Source code of charts:
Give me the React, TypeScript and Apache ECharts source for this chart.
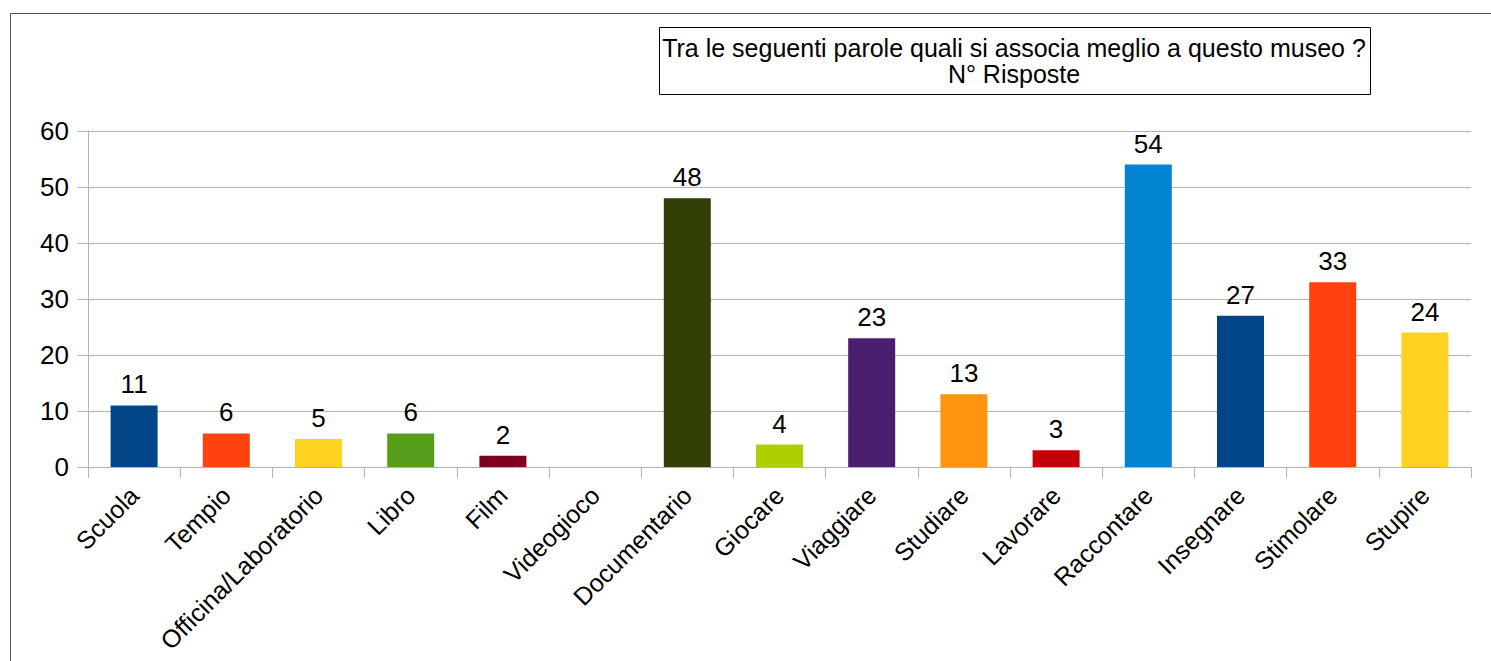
import React, { useEffect, useRef } from "react";
import * as echarts from "echarts";

const categories = [
  "Scuola", "Tempio", "Officina/Laboratorio", "Libro", "Film", "Videogioco",
  "Documentario", "Giocare", "Viaggiare", "Studiare", "Lavorare", "Raccontare",
  "Insegnare", "Stimolare", "Stupire",
];
const values = [11, 6, 5, 6, 2, 0, 48, 4, 23, 13, 3, 54, 27, 33, 24];
const colors = [
  "#004586", "#ff420e", "#ffd320", "#579d1c", "#7e0021", "#83caff",
  "#314004", "#aecf00", "#4b1f6f", "#ff950e", "#c5000b", "#0084d1",
  "#004586", "#ff420e", "#ffd320",
];
const titleLines = [
  "Tra le seguenti parole quali si associa meglio a questo museo ?",
  "N° Risposte",
];

export default function App() {
  const ref = useRef<HTMLDivElement>(null);
  useEffect(() => {
    if (!ref.current) return;
    const chart = echarts.init(ref.current, null, { renderer: "svg" });
    const font = "'Liberation Sans', Arial, sans-serif";
    chart.setOption({
      animation: false,
      textStyle: { fontFamily: font },
      graphic: [
        {
          type: "rect",
          shape: { x: 10.5, y: 13.5, width: 1500, height: 700 },
          style: { fill: "none", stroke: "#555", lineWidth: 1 },
          silent: true,
        },
        {
          type: "rect",
          shape: { x: 659.5, y: 27.5, width: 711, height: 67 },
          style: { fill: "#fff", stroke: "#000", lineWidth: 1 },
        },
        {
          type: "text",
          x: 1014,
          y: 35,
          style: {
            text: titleLines.join("\n"),
            fontSize: 25,
            lineHeight: 26,
            fontFamily: font,
            fill: "#000",
            align: "center",
            verticalAlign: "top",
          },
        },
      ],
      grid: { left: 88, right: 20, top: 131, bottom: 194, containLabel: false },
      xAxis: {
        type: "category",
        data: categories,
        axisLine: { lineStyle: { color: "#b3b3b3" } },
        axisTick: { show: true, length: 11, lineStyle: { color: "#b3b3b3" } },
        axisLabel: {
          rotate: 45,
          fontSize: 25,
          color: "#000",
          margin: 24,
          interval: 0,
          fontFamily: font,
        },
      },
      yAxis: {
        type: "value",
        min: 0,
        max: 60,
        interval: 10,
        axisLine: { show: true, lineStyle: { color: "#b3b3b3" } },
        axisTick: { show: true, length: 10, lineStyle: { color: "#b3b3b3" } },
        splitLine: { lineStyle: { color: "#b3b3b3" } },
        axisLabel: { fontSize: 26, color: "#000", margin: 19, fontFamily: font },
      },
      series: [
        {
          type: "bar",
          barWidth: 47,
          data: values.map((v, i) => ({ value: v, itemStyle: { color: colors[i] } })),
          label: {
            show: true,
            position: "top",
            distance: 8,
            fontSize: 26,
            color: "#000",
            fontFamily: font,
            formatter: (p: any) => (p.value === 0 ? "" : String(p.value)),
          },
        },
      ],
    });
    return () => chart.dispose();
  }, []);
  return (
    <div
      ref={ref}
      style={{ position: "fixed", left: 0, top: 0, width: 1491, height: 661, background: "#fff" }}
    />
  );
}
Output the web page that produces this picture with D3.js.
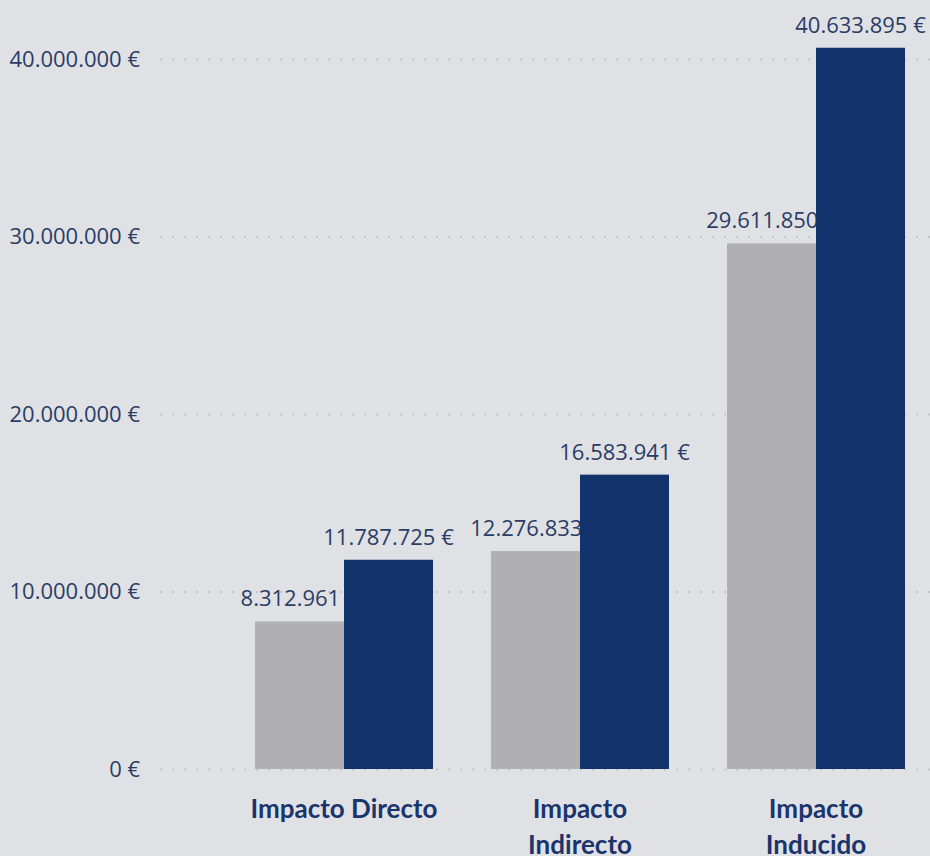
<!DOCTYPE html>
<html>
<head>
<meta charset="utf-8">
<script src="https://cdn.jsdelivr.net/npm/d3@7"></script>
<style>
  body { margin: 0; background: #e0e1e4; }
  svg { display: block; font-family: "Open Sans", "Noto Sans", sans-serif; }
</style>
</head>
<body>
<svg width="930" height="856"></svg>
<script>
// categorieen en reeksen
var categories = ["Impacto Directo", "Impacto Indirecto", "Impacto Inducido"];
var series = ["anterior", "actual"];
var valuesAnterior = [8312961, 12276833, 29611850];
var valuesActual = [11787725, 16583941, 40633895];
var yTicks = [0, 10000000, 20000000, 30000000, 40000000];

var svg = d3.select("svg");
var colors = { anterior: "#b0b0b2", actual: "#12326b" };
var textFont = "'Open Sans', 'Noto Sans', sans-serif";

var data = categories.map(function(c, i) {
  return { cat: c, anterior: valuesAnterior[i], actual: valuesActual[i] };
});

// schalen
var x = d3.scaleBand().domain(categories).range([226, 934])
    .paddingInner(0.2458).paddingOuter(0.1229);
var xs = d3.scaleBand().domain(series).range([0, x.bandwidth()]).padding(0);
var y = d3.scaleLinear().domain([0, 40000000]).range([769, 59]);

var fmt = function(v) {
  return String(v).replace(/\B(?=(\d{3})+(?!\d))/g, ".") + " €";
};

// y-as met gestippelde rasterlijnen
var yAxis = svg.append("g")
    .attr("transform", "translate(160,0)")
    .call(d3.axisLeft(y).tickValues(yTicks).tickSize(0).tickPadding(20).tickFormat(fmt))
    .attr("font-family", textFont)
    .attr("font-size", 22);
yAxis.select(".domain").remove();
yAxis.selectAll("text")
    .attr("fill", "#2a3d66");
yAxis.selectAll(".tick").append("line")
    .attr("x1", 0).attr("x2", 770)
    .attr("stroke", "#c3c4c8")
    .attr("stroke-width", 2)
    .attr("stroke-dasharray", "2,10");

var groups = svg.selectAll(".group")
    .data(data)
    .enter().append("g")
      .attr("class", "group")
      .attr("font-size", 22)
      .attr("transform", function(d) { return "translate(" + x(d.cat) + ",0)"; });

// grijze balken + labels (donkere balk komt er overheen)
groups.append("rect")
    .attr("x", xs("anterior"))
    .attr("y", function(d) { return y(d.anterior); })
    .attr("width", xs.bandwidth())
    .attr("height", function(d) { return y(0) - y(d.anterior); })
    .attr("fill", colors.anterior);
groups.append("text")
    .attr("x", xs("anterior") + xs.bandwidth() / 2)
    .attr("y", function(d) { return y(d.anterior) - 15; })
    .attr("text-anchor", "middle")
    .attr("fill", "#2a3d66")
    .text(function(d) { return fmt(d.anterior); });

groups.append("rect")
    .attr("x", xs("actual"))
    .attr("y", function(d) { return y(d.actual); })
    .attr("width", xs.bandwidth())
    .attr("height", function(d) { return y(0) - y(d.actual); })
    .attr("fill", colors.actual);
groups.append("text")
    .attr("x", xs("actual") + xs.bandwidth() / 2)
    .attr("y", function(d) { return y(d.actual) - 15; })
    .attr("text-anchor", "middle")
    .attr("fill", "#2a3d66")
    .text(function(d) { return fmt(d.actual); });

// categorie-labels, afgebroken als ze te breed zijn
var xAxis = svg.append("g")
    .attr("transform", "translate(0,769)")
    .call(d3.axisBottom(x).tickSize(0).tickPadding(0))
    .attr("font-family", "Lato, sans-serif")
    .attr("font-size", 26)
    .attr("font-weight", "bold");
xAxis.select(".domain").remove();
xAxis.selectAll("text")
    .attr("fill", "#1a346c")
    .each(function(d) {
      var t = d3.select(this);
      t.text(null).attr("y", 49).attr("dy", null);
      var words = d.split(" ");
      var lines = [words[0]];
      for (var i = 1; i < words.length; i++) {
        var test = lines[lines.length - 1] + " " + words[i];
        t.text(test);
        if (this.getComputedTextLength() > 192) lines.push(words[i]);
        else lines[lines.length - 1] = test;
      }
      t.text(null);
      lines.forEach(function(l, k) {
        t.append("tspan").attr("x", 0).attr("y", 49 + k * 36).text(l);
      });
    });
</script>
</body>
</html>
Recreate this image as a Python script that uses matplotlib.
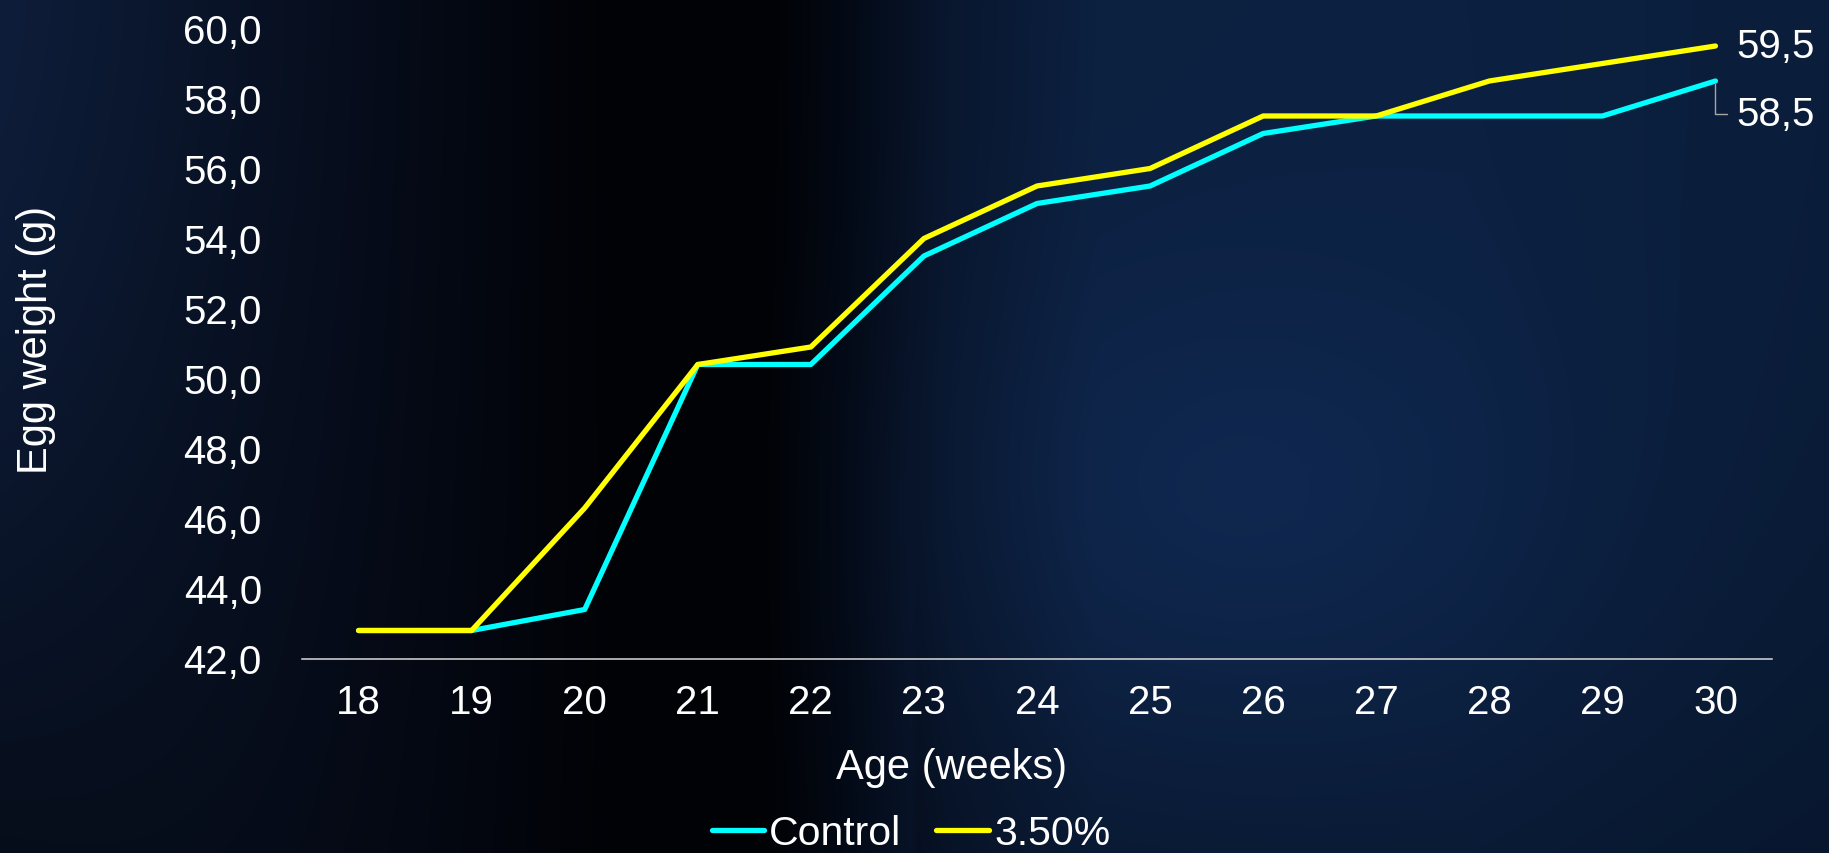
import numpy as np
import matplotlib
matplotlib.use("Agg")
import matplotlib.pyplot as plt
from matplotlib.ticker import FuncFormatter

plt.rcParams['font.family'] = ['Liberation Sans', 'DejaVu Sans']

# Egg weight by age
weeks = [18, 19, 20, 21, 22, 23, 24, 25, 26, 27, 28, 29, 30]
control = [42.8, 42.8, 43.4, 50.4, 50.4, 53.5, 55.0, 55.5, 57.0, 57.5, 57.5, 57.5, 58.5]
treated = [42.8, 42.8, 46.3, 50.4, 50.9, 54.0, 55.5, 56.0, 57.5, 57.5, 58.5, 59.0, 59.5]
series_names = ["Control", "3.50%"]
series_colors = ["#00FFFF", "#FFFF00"]

W, H, DPI = 1829, 854, 100
fig = plt.figure(figsize=(W / DPI, H / DPI), dpi=DPI)

# night-sky backdrop: navy on both sides with a dark band left of centre
bg_ax = fig.add_axes([0, 0, 1, 1], zorder=-10)
bg_ax.set_axis_off()
nx, ny = 400, 200
xx, yy = np.meshgrid(np.linspace(0, 1, nx), np.linspace(0, 1, ny))
stops = [0.0, 0.08, 0.18, 0.28, 0.34, 0.42, 0.46, 0.52, 0.6, 0.8, 1.0]
R = [14, 11, 7, 3, 1, 1, 3, 9, 12, 12, 10]
G = [29, 23, 14, 6, 2, 2, 9, 23, 32, 33, 29]
B = [58, 46, 30, 14, 5, 5, 20, 47, 64, 66, 58]
img = np.zeros((ny, nx, 3))
for i, ch in enumerate([R, G, B]):
    img[..., i] = np.interp(xx, stops, ch)
left = np.clip((0.35 - xx) / 0.35, 0, 1)
img *= (1 - 0.55 * left * yy ** 1.5)[..., None]
img *= (1 - 0.2 * yy ** 2 * (xx > 0.5))[..., None]
blob = np.exp(-((xx - 0.68) ** 2 / 0.03 + (yy - 0.6) ** 2 / 0.08))
img += blob[..., None] * np.array([4, 9, 18])
bg_ax.imshow(np.clip(img / 255, 0, 1), extent=[0, 1, 0, 1], aspect='auto',
             interpolation='bicubic')
bg_ax.set_xlim(0, 1)
bg_ax.set_ylim(0, 1)

left_px, right_px, top_px, bottom_px = 302, 1772, 29.5, 659.5
ax = fig.add_axes([left_px / W, 1 - bottom_px / H,
                   (right_px - left_px) / W, (bottom_px - top_px) / H])
ax.set_facecolor('none')

x = np.arange(len(weeks))
lw = 3.8
for vals, name, col in zip([control, treated], series_names, series_colors):
    ax.plot(x, vals, color=col, lw=lw, label=name,
            solid_capstyle='round', solid_joinstyle='round')

ax.set_xlim(-0.5, len(weeks) - 0.5)
ax.set_ylim(42, 60)
ax.set_yticks(np.arange(42, 60.1, 2))
ax.yaxis.set_major_formatter(FuncFormatter(lambda v, p: f"{v:.1f}".replace('.', ',')))
ax.set_xticks(x)
ax.set_xticklabels([str(w) for w in weeks])

for s in ['top', 'right', 'left']:
    ax.spines[s].set_visible(False)
ax.spines['bottom'].set_color('#d9d9d9')
ax.spines['bottom'].set_linewidth(1.1)

ax.tick_params(axis='both', length=0, colors='white', labelsize=29)
ax.tick_params(axis='x', pad=18)
ax.tick_params(axis='y', pad=28.8)

ax.set_ylabel("Egg weight (g)", color='white', fontsize=30)
ax.yaxis.label.set_va('center')
ax.yaxis.set_label_coords(-0.181, 0.507)
ax.set_xlabel("Age (weeks)", color='white', fontsize=30)
ax.xaxis.label.set_va('center')
ax.xaxis.set_label_coords(0.442, -0.173)

# end-point value labels
fmt = lambda v: f"{v:.1f}".replace('.', ',')
ax.annotate(fmt(treated[-1]), xy=(x[-1], treated[-1]), xytext=(15, 0),
            textcoords='offset points', ha='left', va='center',
            color='white', fontsize=29)
ax.annotate(fmt(control[-1]), xy=(x[-1], control[-1]), xytext=(15, -24),
            textcoords='offset points', ha='left', va='center',
            color='white', fontsize=29,
            arrowprops=dict(arrowstyle='-', color='#a6a6a6', lw=1,
                            connectionstyle='angle,angleA=0,angleB=90,rad=0',
                            relpos=(0, 0.5), shrinkA=5, shrinkB=2))

leg = ax.legend(loc='center', bbox_to_anchor=(911 / W, 1 - 834 / H),
                bbox_transform=fig.transFigure, ncol=2, frameon=False,
                fontsize=29.5, handlelength=1.29, handletextpad=0.12,
                columnspacing=0.85, borderpad=0, borderaxespad=0)
for t in leg.get_texts():
    t.set_color('white')
for h in leg.legend_handles:
    h.set_solid_capstyle('round')

fig.savefig('out.png', dpi=DPI)
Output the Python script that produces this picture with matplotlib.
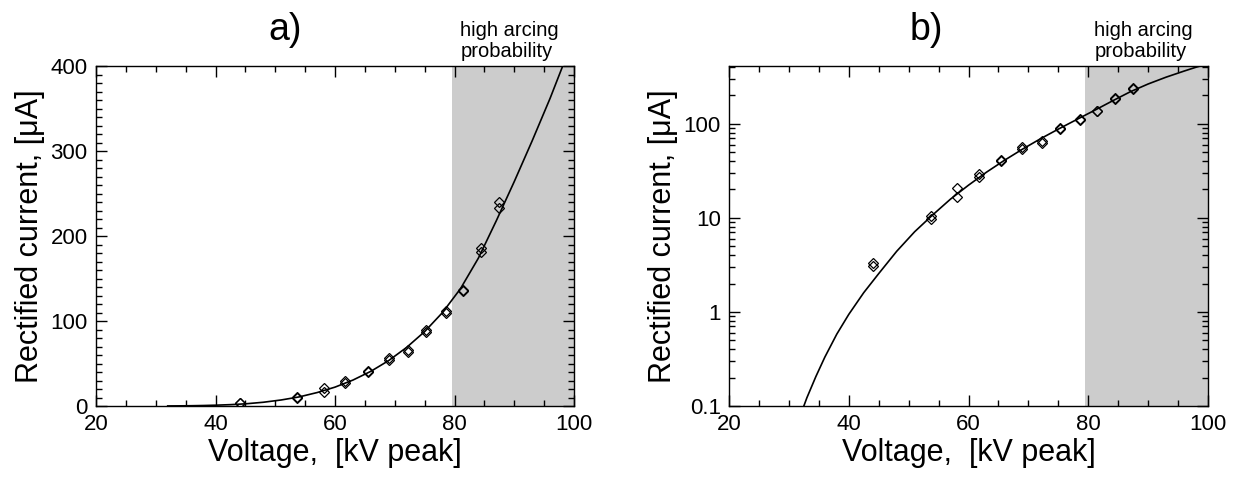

THE REQUEST:
Please transcribe, word for word, every line from the first line of the records above through the line containing "import * as", and leave out any pictures.

FULL RESPONSE:
Give me the React, TypeScript and Apache ECharts source for this chart.
import React, { useEffect, useRef } from "react";
import * as echarts from "echarts";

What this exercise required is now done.